The number is mindboggling 33,000. That's the number of wells needed to fully develop the Bakken in North Dakota over the next years, said the state's top oil and gas regulator.
Lynn Helms, director of the North Dakota Department of Mineral Resources in Bismarck, said North Dakota currently has 6,600 wells capable of producing and about 6,000 wells producing on any given day.
Helms, who spoke Sept. 1 to members of the Minot Area Chamber of Commerce's Energy Committee, said 2,000 is the number of wells a year expected to be drilled in North Dakota.
An oil-field truck heads across the Four Bears Bridge, west of New Town. Lynn Helms, director of the North Dakota Department of Mineral Resources, says development in the oil patch in western North Dakota has just begun and thousands of wells will be added to develop the Bakken.
At that rate, Helms said it will take 225 drilling rigs, which create 47,000 jobs in western North Dakota.
As of Thursday, 198 rigs were working in North Dakota, according to the North Dakota Oil and Gas Division's website. N.D. Oil and Gas is a division of the N.D. Department of Mineral Resources.
"Right now, we think the oil-field employment is at about 35,000," Helms said.
He said of the 35,000 people working in the oil field, about 28,000 of them are working at the drilling rigs and another 8,000 are serving wells, building power lines and doing other types of work.
Helms said oil companies are working to secure their leases which normally expire in three to five years, unless a well isn't drilled.
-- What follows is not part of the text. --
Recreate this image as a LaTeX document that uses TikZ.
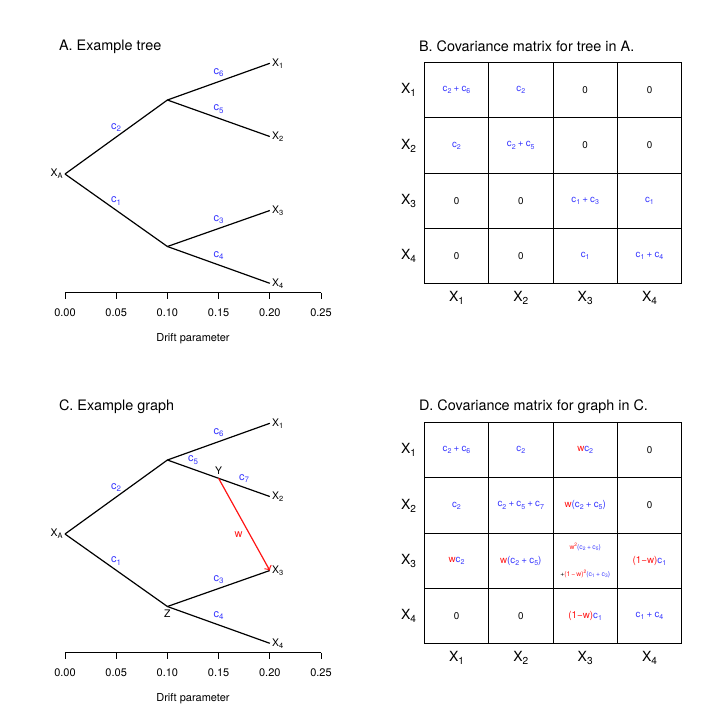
\documentclass[tikz,border=0pt]{standalone}
\usepackage{fontspec}
\setmainfont{TeX Gyre Heros}
\usepackage{graphicx}
\usepackage{tikz}
\usetikzlibrary{calc}

\definecolor{cblue}{RGB}{55,55,255}
\definecolor{wred}{RGB}{255,20,20}
\newcommand{\sbs}[1]{\raisebox{-0.4ex}{\scalebox{0.72}{#1}}}
\newcommand{\sps}[1]{\raisebox{0.75ex}{\scalebox{0.72}{#1}}}
\newcommand{\xv}[1]{X\sbs{#1}}
\newcommand{\cv}[1]{c\sbs{#1}}
\newcommand{\pl}{\hspace{0.22em}+\hspace{0.22em}}
\newcommand{\rw}[1]{\textcolor{wred}{#1}}
\newcommand{\bc}[1]{\textcolor{cblue}{#1}}

\begin{document}
\begin{tikzpicture}[x=0.5pt,y=-0.5pt,
    title/.style={anchor=west, font=\fontsize{7.2}{8.5}\selectfont},
    tiplab/.style={anchor=west, inner sep=1pt, font=\fontsize{5.2}{6}\selectfont},
    brlab/.style={midway, yshift=4.6pt, text=cblue, font=\fontsize{5.5}{6.5}\selectfont},
    ticklab/.style={font=\fontsize{5.5}{6.5}\selectfont},
    mlab/.style={font=\fontsize{7}{8.5}\selectfont},
    cell/.style={font=\fontsize{4.9}{6}\selectfont},
    tinycell/.style={font=\fontsize{3.4}{4}\selectfont},
    branch/.style={line width=0.6pt}]
    \useasboundingbox (0,0) rectangle (720,720);

    % ---------------- A. Example tree ----------------
    \node[title] (atitle) at (52,46.7) {A. Example tree};
    \coordinate (aroot) at (65,174);
    \coordinate (atop) at (167.4,100);
    \coordinate (abot) at (167.4,246.5);
    \coordinate (ax1) at (269.8,63.3);
    \coordinate (ax2) at (269.8,136.5);
    \coordinate (ax3) at (269.8,210.5);
    \coordinate (ax4) at (269.8,283.3);
    \draw[branch] (aroot) -- (atop) node[brlab] (ac2) {\cv{2}};
    \draw[branch] (aroot) -- (abot) node[brlab] (ac1) {\cv{1}};
    \draw[branch] (atop) -- (ax1) node[brlab] (ac6) {\cv{6}};
    \draw[branch] (atop) -- (ax2) node[brlab] (ac5) {\cv{5}};
    \draw[branch] (abot) -- (ax3) node[brlab] (ac3) {\cv{3}};
    \draw[branch] (abot) -- (ax4) node[brlab] (ac4) {\cv{4}};
    \node[tiplab, anchor=east] (axa) at (aroot) {\xv{A}};
    \foreach \i in {1,...,4}
        \node[tiplab] (axl\i) at (ax\i) {\xv{\i}};

    % axis
    \draw (65,292.7) -- (321,292.7);
    \foreach \t [count=\k from 0] in {0.00,0.05,0.10,0.15,0.20,0.25} {
        \draw ({65+51.2*\k},292.7) -- ({65+51.2*\k},298.5);
        \node[ticklab] (at\k) at ({65+51.2*\k},313) {\t};
    }
    \node[ticklab] (adrift) at (193,339) {Drift parameter};

    % ---------------- B. Covariance matrix (tree) ----------------
    \node[title] (btitle) at (412,46.7) {B. Covariance matrix for tree in A.};
    \foreach \k in {0,...,4} {
        \draw ({424.3+64.35*\k},62.7) -- ({424.3+64.35*\k},283.3);
        \draw (424.3,{62.7+55.15*\k}) -- (681.7,{62.7+55.15*\k});
    }
    \foreach \i in {1,...,4} {
        \node[mlab] (brow\i) at (408.5,{90.3+55.15*(\i-1)}) {\xv{\i}};
        \node[mlab] (bcol\i) at ({456.5+64.35*(\i-1)},298) {\xv{\i}};
    }
    % row 1
    \node[cell, text=cblue] (b11) at (456.5,90.3) {\cv{2}\pl\cv{6}};
    \node[cell, text=cblue] (b12) at (520.8,90.3) {\cv{2}};
    \node[cell] (b13) at (585.2,90.3) {0};
    \node[cell] (b14) at (649.5,90.3) {0};
    % row 2
    \node[cell, text=cblue] (b21) at (456.5,145.4) {\cv{2}};
    \node[cell, text=cblue] (b22) at (520.8,145.4) {\cv{2}\pl\cv{5}};
    \node[cell] (b23) at (585.2,145.4) {0};
    \node[cell] (b24) at (649.5,145.4) {0};
    % row 3
    \node[cell] (b31) at (456.5,200.6) {0};
    \node[cell] (b32) at (520.8,200.6) {0};
    \node[cell, text=cblue] (b33) at (585.2,200.6) {\cv{1}\pl\cv{3}};
    \node[cell, text=cblue] (b34) at (649.5,200.6) {\cv{1}};
    % row 4
    \node[cell] (b41) at (456.5,255.7) {0};
    \node[cell] (b42) at (520.8,255.7) {0};
    \node[cell, text=cblue] (b43) at (585.2,255.7) {\cv{1}};
    \node[cell, text=cblue] (b44) at (649.5,255.7) {\cv{1}\pl\cv{4}};

    % ---------------- C. Example graph ----------------
    \node[title] (ctitle) at (52,406.7) {C. Example graph};
    \coordinate (croot) at (65,534);
    \coordinate (ctop) at (167.4,460);
    \coordinate (cbot) at (167.4,606.5);
    \coordinate (cy) at (218.6,478.3);
    \coordinate (cx1) at (269.8,423.3);
    \coordinate (cx2) at (269.8,496.5);
    \coordinate (cx3) at (269.8,570.5);
    \coordinate (cx4) at (269.8,643.3);
    \draw[branch] (croot) -- (ctop) node[brlab] (cc2) {\cv{2}};
    \draw[branch] (croot) -- (cbot) node[brlab] (cc1) {\cv{1}};
    \draw[branch] (ctop) -- (cx1) node[brlab] (cc6) {\cv{6}};
    \draw[branch] (ctop) -- (cy) node[brlab] (cc5) {\cv{5}};
    \draw[branch] (cy) -- (cx2) node[brlab] (cc7) {\cv{7}};
    \draw[branch] (cbot) -- (cx3) node[brlab] (cc3) {\cv{3}};
    \draw[branch] (cbot) -- (cx4) node[brlab] (cc4) {\cv{4}};
    \draw[wred, line width=0.6pt, ->] (cy) -- (cx3)
        node[midway, xshift=-2.8pt, yshift=-5pt, font=\fontsize{5.5}{6.5}\selectfont] (cw) {w};
    \node[tiplab, anchor=south, inner sep=0pt] (cylab) at ($(cy)+(0,-3)$) {Y};
    \node[tiplab, anchor=north, inner sep=0pt] (czlab) at ($(cbot)+(0,3)$) {Z};
    \node[tiplab, anchor=east] (cxa) at (croot) {\xv{A}};
    \foreach \i in {1,...,4}
        \node[tiplab] (cxl\i) at (cx\i) {\xv{\i}};

    % axis
    \draw (65,652.7) -- (321,652.7);
    \foreach \t [count=\k from 0] in {0.00,0.05,0.10,0.15,0.20,0.25} {
        \draw ({65+51.2*\k},652.7) -- ({65+51.2*\k},658.5);
        \node[ticklab] (ct\k) at ({65+51.2*\k},673) {\t};
    }
    \node[ticklab] (cdrift) at (193,699) {Drift parameter};

    % ---------------- D. Covariance matrix (graph) ----------------
    \node[title] (dtitle) at (412,406.7) {D. Covariance matrix for graph in C.};
    \foreach \k in {0,...,4} {
        \draw ({424.3+64.35*\k},422.7) -- ({424.3+64.35*\k},643.3);
        \draw (424.3,{422.7+55.15*\k}) -- (681.7,{422.7+55.15*\k});
    }
    \foreach \i in {1,...,4} {
        \node[mlab] (drow\i) at (408.5,{450.3+55.15*(\i-1)}) {\xv{\i}};
        \node[mlab] (dcol\i) at ({456.5+64.35*(\i-1)},658) {\xv{\i}};
    }
    % row 1
    \node[cell, text=cblue] (d11) at (456.5,450.3) {\cv{2}\pl\cv{6}};
    \node[cell, text=cblue] (d12) at (520.8,450.3) {\cv{2}};
    \node[cell] (d13) at (585.2,450.3) {\rw{w}\bc{\cv{2}}};
    \node[cell] (d14) at (649.5,450.3) {0};
    % row 2
    \node[cell, text=cblue] (d21) at (456.5,505.4) {\cv{2}};
    \node[cell, text=cblue] (d22) at (520.8,505.4) {\cv{2}\pl\cv{5}\pl\cv{7}};
    \node[cell] (d23) at (585.2,505.4) {\rw{w}\bc{(\cv{2}\pl\cv{5})}};
    \node[cell] (d24) at (649.5,505.4) {0};
    % row 3
    \node[cell] (d31) at (456.5,560.6) {\rw{w}\bc{\cv{2}}};
    \node[cell] (d32) at (520.8,560.6) {\rw{w}\bc{(\cv{2}\pl\cv{5})}};
    \node[tinycell] (d33a) at (585.2,546.7) {\rw{w\sps{2}}\bc{(\cv{2}\pl\cv{5})}};
    \node[tinycell] (d33b) at (585.2,574) {+\rw{(1\hspace{0.15em}−\hspace{0.15em}w)\sps{2}}\bc{(\cv{1}\pl\cv{3})}};
    \node[cell] (d34) at (649.5,560.6) {\rw{(1−w)}\bc{\cv{1}}};
    % row 4
    \node[cell] (d41) at (456.5,615.7) {0};
    \node[cell] (d42) at (520.8,615.7) {0};
    \node[cell] (d43) at (585.2,615.7) {\rw{(1−w)}\bc{\cv{1}}};
    \node[cell, text=cblue] (d44) at (649.5,615.7) {\cv{1}\pl\cv{4}};
\end{tikzpicture}
\end{document}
"It almost doesn't matter what the price of oil does for the next two and a half years because if they allow that lease to expire they have to go re-lease that spacing unit. It will cost them $2 million to re-secure the leases on that spacing unit.That will add almost 25 percent of the cost of a well," he said.
"That is the driving factor we've got to put enough rigs on the landscape and drill enough wells to secure the proven leasehold," Helms said.
"Once that's done we may see some relaxation in the drilling rig count, although I don't expect a lot of that," he said.
"It will take 14 years with everything going right for 225 rigs to fully develop 28,000 wells," Helms said.
He said that means real estate investments are really good investments in North Dakota.
Helms' department said 33,000 is the number of wells to fully develop the Bakken but Helms said Harold Hamm, chief executive officer of Continental Resources, an Enid, Okla., based company, has a much higher number.
"Harold Hamm says we've got to have 50,000. He might be right. But we know we've got to add 30,000, which is mindboggling. We've never had those kind of well numbers in North Dakota," Helms said.
Continental Resources leases in the Bakken have grown to 901,370 net acres, with 72 percent of its acreage in the North Dakota portion of the play, according to a report released by Continental last month. The company has 23 operating drilling rigs in the Bakken 21 in North Dakota and two in Montana and five dedicated crews performing hydraulic fracturing services. The company plans to replace a rig it lost in a July 24 explosion in North Dakota. It plans to increase further its operated rigs in the Bakken in 2012.
Helms said the Bakken development area runs east from about N.D. Highway 49 and west to the Montana border, south to about Interstate 94 and north to the Canadian border.
"It's the size of the state of West Virginia. It's all got to be drilled," he said. "If it was a state all by itself, it would be 40th in the nation in terms of the size of it."